By Kieran Cooke
In recent days California has announced its most severe water restrictions ever as drought continues to hit the state. Scientists say the region’s rainfall has been declining over the years and the consequences are serious.
January is the month when Californians put on their rain jackets—but not this year.
It’s the month which is usually wettest in the western U.S., when rivers and reservoirs are replenished: this year there was virtually no rain through January in much of the region, following on from an exceptionally dry period through much of 2013.
A vast area of land in the western region of the American land mass, stretching from the province of Alberta in Canada across to parts of Texas in the U.S. and on down into Mexico, is suffering as reservoirs and rivers dry up. A state of emergency has been declared in several areas, including California.
Dr. Wallace Covington is director of the Ecological Restoration Institute at Northern Arizona University. “What we’re seeing across this region is an intensification of long-established aspects of climate change,” Covington told Climate News Network.

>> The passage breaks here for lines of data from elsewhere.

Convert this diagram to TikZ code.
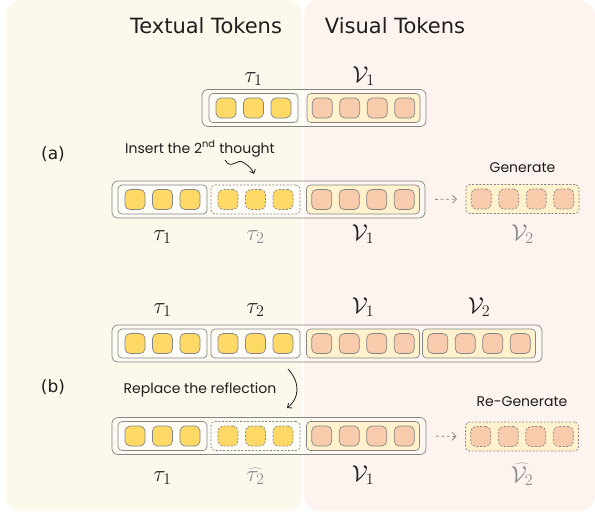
\RequirePackage{fix-cm}
\documentclass[tikz,border=0pt]{standalone}
\usepackage[no-math]{fontspec}
\usetikzlibrary{arrows.meta}

\newfontfamily\headfont{DejaVu Sans}
\newfontfamily\notefont{Poppins}

\definecolor{panelL}{HTML}{FDF8EC}
\definecolor{panelR}{HTML}{FDF4EF}
\definecolor{tokY}{HTML}{FFD966}
\definecolor{tokP}{HTML}{F8CBAD}
\definecolor{grpV}{HTML}{FFF2CC}
\definecolor{edge}{HTML}{858585}
\definecolor{faded}{HTML}{8A8A8A}
\definecolor{ink}{HTML}{1E1E1E}

% #1 name, #2 centre x, #3 centre y, #4 width, #5 token count, #6 group style, #7 token style
\newcommand\tokgroup[7]{%
  \node[#6, minimum width=#4pt] (#1) at (#2,#3) {};
  \foreach \k in {1,...,#5} {
    \node[#7] (#1-\k) at ({#2+(\k-(#5+1)/2)*27.5},#3) {};
  }%
}

\begin{document}
\begin{tikzpicture}[x=1pt,y=-1pt,
  tok/.style={draw=edge, line width=0.7pt, rounded corners=5pt,
    minimum width=20pt, minimum height=20pt, inner sep=0pt, outer sep=0pt},
  ytok/.style={tok, fill=tokY},
  ptok/.style={tok, fill=tokP},
  ytokd/.style={ytok, dash pattern=on 2pt off 1.6pt},
  ptokd/.style={ptok, dash pattern=on 2pt off 1.6pt},
  grp/.style={draw=edge, line width=0.7pt, rounded corners=4pt,
    minimum height=29pt, inner sep=0pt, outer sep=0pt},
  tgrp/.style={grp, fill=white, fill opacity=0.45},
  tgrpd/.style={tgrp, dash pattern=on 2pt off 1.6pt},
  vgrp/.style={grp, fill=grpV},
  vgrpd/.style={vgrp, dash pattern=on 2pt off 1.6pt},
  outerbox/.style={draw=edge, line width=0.7pt, rounded corners=6pt,
    fill=white, fill opacity=0.35, minimum height=37pt, inner sep=0pt, outer sep=0pt},
  head/.style={anchor=base, inner sep=0pt, font=\headfont\fontsize{21}{25}\selectfont, text=ink},
  tag/.style={anchor=base, inner sep=0pt, font=\headfont\fontsize{17}{20}\selectfont, text=ink},
  note/.style={anchor=base, inner sep=0pt, font=\notefont\fontsize{14}{17}\selectfont, text=ink},
  mlab/.style={anchor=base, inner sep=0pt, font=\fontsize{23}{27}\selectfont, text=ink},
  mlabf/.style={mlab, text=faded},
  dasharrow/.style={draw=faded, line width=0.8pt, dash pattern=on 3pt off 2.5pt,
    -{Straight Barb[length=4pt, width=8pt]}},
  curvearrow/.style={draw=ink, line width=0.8pt, -{Straight Barb[length=3.5pt, width=6pt]}}
]
\useasboundingbox (0,0) rectangle (595,512);

% background panels
\fill[panelL, rounded corners=15pt] (6,0) rectangle (302,511);
\fill[panelR, rounded corners=15pt] (304,0) rectangle (595,511);

% column headings
\node[head] (hT) at (206,33) {Textual Tokens};
\node[head] (hV) at (395,33) {Visual Tokens};

% part labels
\node[tag] (ta) at (53,159) {(a)};
\node[tag] (tb) at (53,392) {(b)};

% ---------- (a) first sequence ----------
\node[outerbox, minimum width=224pt] (r1) at (314,108) {};
\tokgroup{r1t}{253.5}{108}{89}{3}{tgrp}{ytok}
\tokgroup{r1v}{363.5}{108}{113}{4}{vgrp}{ptok}
\node[mlab] (r1lt) at (253.5,82) {$\tau_1$};
\node[mlab] (r1lv) at (363.5,82) {$\mathcal{V}_1$};

% ---------- (a) insertion ----------
\node[note] (ins) at (200,153) {Insert the 2\textsuperscript{nd} thought};
\coordinate (sq0) at (225,160);
\coordinate (sq1) at (244,163);
\coordinate (sq2) at (254,174);
\draw[curvearrow] (sq0) .. controls (231,171) and (238,157) .. (sq1)
  .. controls (249,166) and (252,169) .. (sq2);

\node[outerbox, minimum width=313pt] (r2) at (268.5,199.5) {};
\tokgroup{r2t}{162.5}{199.5}{89}{3}{tgrp}{ytok}
\tokgroup{r2n}{255.5}{199.5}{89}{3}{tgrpd}{ytokd}
\tokgroup{r2v}{363}{199.5}{113}{4}{vgrp}{ptok}
\node[mlab] (r2lt) at (162.5,240) {$\tau_1$};
\node[mlabf] (r2ln) at (255.5,240) {$\tau_2$};
\node[mlab] (r2lv) at (363,240) {$\mathcal{V}_1$};

\node[note] (gen) at (522.5,172) {Generate};
\tokgroup{g2}{522.5}{199}{113}{4}{vgrpd}{ptokd}
\node[mlabf] (g2l) at (522.5,240) {$\mathcal{V}_2$};
\draw[dasharrow, shorten <=10pt, shorten >=9pt] (r2.east) -- (g2.west);

% ---------- (b) full sequence ----------
\node[outerbox, minimum width=430pt] (r3) at (327,343.5) {};
\tokgroup{r3t}{162.5}{343.5}{89}{3}{tgrp}{ytok}
\tokgroup{r3n}{255.5}{343.5}{89}{3}{tgrp}{ytok}
\tokgroup{r3v}{363}{343.5}{113}{4}{vgrp}{ptok}
\tokgroup{r3w}{479}{343.5}{113}{4}{vgrp}{ptok}
\node[mlab] (r3lt) at (162.5,313) {$\tau_1$};
\node[mlab] (r3ln) at (255.5,313) {$\tau_2$};
\node[mlab] (r3lv) at (363,313) {$\mathcal{V}_1$};
\node[mlab] (r3lw) at (479,313) {$\mathcal{V}_2$};

% ---------- (b) replacement ----------
\node[note] (rep) at (200,393) {Replace the reflection};
\coordinate (cv0) at (288,369);
\coordinate (cv1) at (287,408);
\draw[curvearrow] (cv0) .. controls (301,383) and (299,399) .. (cv1);

\node[outerbox, minimum width=314pt] (r4) at (269,436) {};
\tokgroup{r4t}{162.5}{436}{89}{3}{tgrp}{ytok}
\tokgroup{r4n}{255.5}{436}{89}{3}{tgrpd}{ytokd}
\tokgroup{r4v}{363}{436}{113}{4}{vgrp}{ptok}
\node[mlab] (r4lt) at (162.5,481) {$\tau_1$};
\node[mlabf] (r4ln) at (255.5,481) {$\widehat{\tau_2}$};
\node[mlab] (r4lv) at (363,481) {$\mathcal{V}_1$};

\node[note] (regen) at (522,406) {Re-Generate};
\tokgroup{g4}{522}{436.5}{113}{4}{vgrpd}{ptokd}
\node[mlabf] (g4l) at (522,482) {$\widehat{\mathcal{V}_2}$};
\draw[dasharrow, shorten <=10pt, shorten >=9pt] (r4.east) -- (g4.west);

\end{tikzpicture}
\end{document}
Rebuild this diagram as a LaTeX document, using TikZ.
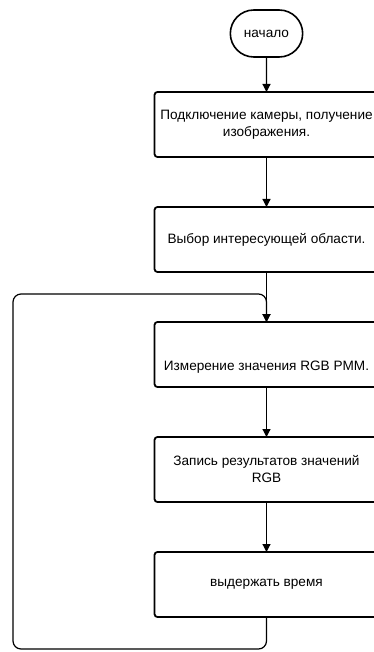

“I hate to sound pessimistic but all around in these large watersheds we’re seeing a degradation of water structure and function. There’s increased erosion leading to desertification, and with the dry conditions and generally stronger winds the forest fire season is being extended.”
Covington is an internationally recognized expert on forest restoration who has been studying tree growth in Arizona for many years, particularly among its ponderosa pines—the Pinus ponderosa.
30-year drought
“Longer drought periods and increasing temperatures are resulting in attacks by bark beetles—which can eventually kill off trees—becoming increasingly severe.
‘The trees can’t produce adequate moisture: if enough photosynthesis is going on they can fight off the beetles and their larvae. But in northern Arizona we’ve been under drought conditions for about 30 years and it’s getting worse. We’ve been losing pines that are 300 or 400 years old at an alarming rate,” said Covington.
At the end of last month California’s State Water Project—the largest state-built water and power development and distribution system in the U.S. – said it would stop supplying water to local agencies in many areas in order, said officials, to use what water remained “as wisely as possible.”
The agencies—which supply water to about 25 million people and to about 750,000 acres of farmland—would in future have to look elsewhere for water, including from local reservoirs or from groundwater sources.
California Gov. Jerry Brown says the water shortages are “a stark reminder that California’s drought is real” and has asked people to reduce their water consumption by at least 20 percent.
Food price fears
The western region of the U.S. is one of the world’s main agricultural production regions and if the drought is prolonged global food prices could rise. In some areas ranchers have been forced to sell off their herds and in others farmers are abandoning their crops.
In southern California, an area which produces a wide variety of vegetables, fruits, nuts and other crops, farmers are complaining that water supplies are being diverted to towns and cities from their lands.
“It’s not as if there hasn’t been enough warning about what’s happening,” says Covington.
“These changes have been going on over decades but the trouble is our political and management systems respond only in four to five year cycles, not to 40 or 50 year trends.
“This is above national—it’s global. Yet our institutions are national at best. And we don’t have a lot of time to act.”